Son varias las columnas que he leído recientemente relacionadas con este tema, cuyos links incluyo al final de esta colaboración por si es del interés de mis leyentes, pero me permito recomendar especialmente la de este lunes pasado de Jesús Silva Herzog Márquez y la del citado Bernard-Henri Levy, cuya lectura completa, por cierto, no tiene desperdicio.
Creo que ayuda a entender el tema y refuerza las ideas que anteceden lo que bien dice Jesús Silva Herzog M. “Si el cuento populista seduce y la receta populista atrae en los países más ricos y en los más pobres es porque su denuncia está cargada de sentido. El populismo es el síntoma de la severa enfermedad de las democracias contemporáneas”.

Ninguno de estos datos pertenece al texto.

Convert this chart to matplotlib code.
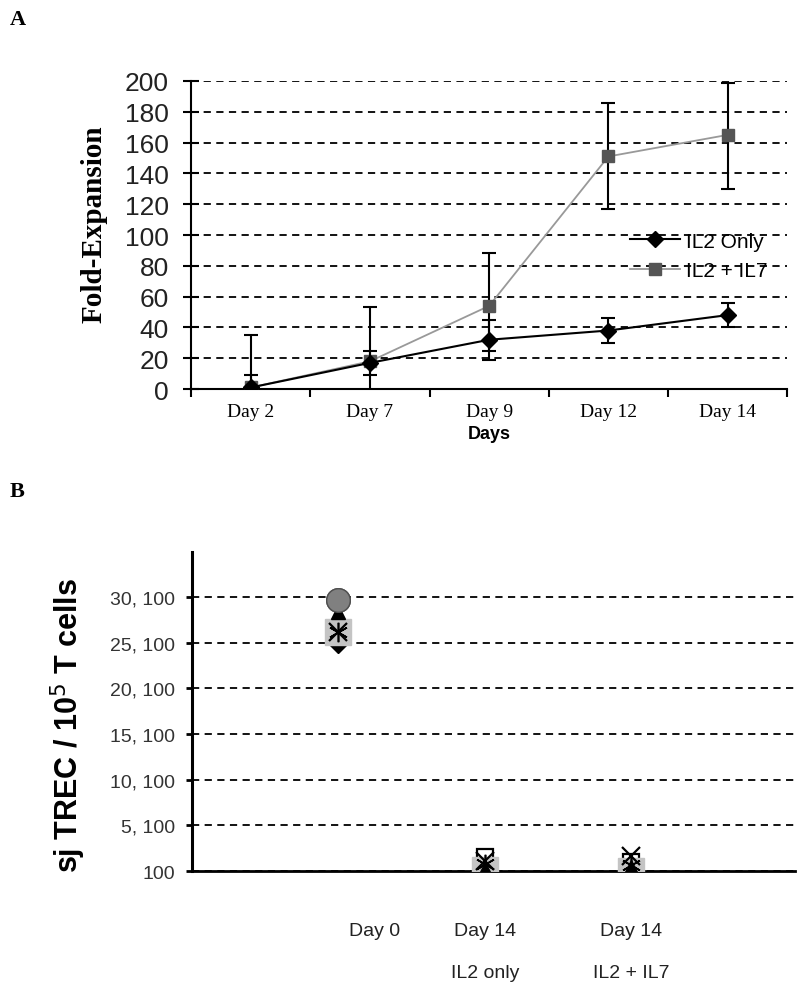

Y he retomado estas palabras, pues creo que ha llegado la hora de dejar en paz al petate del muerto y más bien pensar entre todos, si existe la forma de “vacunarnos” contra este mal, aparentemente endémico. Para lograrlo, me parece fundamental lo que Silva Herzog señala en las palabras que preceden a las que cito en el párrafo anterior: “El reto del populismo debe llevarnos a la autocrítica y no a la guerra santa. No debe contestarse la demagogia populista con el autoengaño liberal”.
Esto en pocas palabras sugiere una revisión profunda acerca de aquello que nos ha llevado a la situación de hartazgo y desencanto que pareciera llenar el ambiente, un ejercicio sincero de “mea culpa” que proponga dejar a un lado aquellas prácticas que la sociedad ya no está dispuesta a tolerar. Un replanteamiento que empodere al ciudadano y a las organizaciones en las que dicha ciudadanía cree, con la participación de los medios en los que confía, para obligar al poder público a la rendición de cuentas y a la transparencia total de los asuntos públicos. Se trata de que anticiparnos y quitar banderas a quienes buscan el camino populista, pero no inventando enemigos imaginarios, sino reconociéndolos en los errores y omisiones de los actores políticos.
Son precisamente esos actores políticos, los que contenderán en el 2018, buscando derrotar a las posibles propuestas populistas, quienes están obligados a estructurar una oferta política que reconozca todo aquello que los ciudadanos rechazan y proponga formas realistas y eficaces de terminar con ello de una vez por todas. La corrupción, sin duda, deberá ocupar el primer lugar, pero no deberá dejarse a un lado una propuesta que abone seria y definitivamente en la lucha contra la pobreza y la desigualdad.
Tenemos una joven democracia que, lamentablemente y de manera precoz, está en riesgo de padecer esa enfermedad senil. Pero para evitarlo, no bastará hacer sonar la señal de alarma, sino proceder a actuar con decisión inoculándonos con propuestas más creíbles que las de los demócratas en los EUA o de los británicos simpatizantes de la idea de aquella sola Europa.
De no hacerlo así, no nos sorprenda la presencia entre nosotros de ese populismo de que tanto se habla y de sus prácticas manipuladoras, de una perversidad política que llega a ser fascinante. No nos sorprenda encontrar en el patio de nuestra casa eso que Bernard-Henri Levy describe con tanto ingenio al inicio de la citada columna:
“Según el populismo (primer teorema), el pueblo sabe lo que quiere. Y, cuando quiere algo (segundo teorema), siempre tiene razón. Falta (postulado) que realmente sea él quien lo quiere. Falta también (corolario) que nada obstaculice esa legítima pretensión”.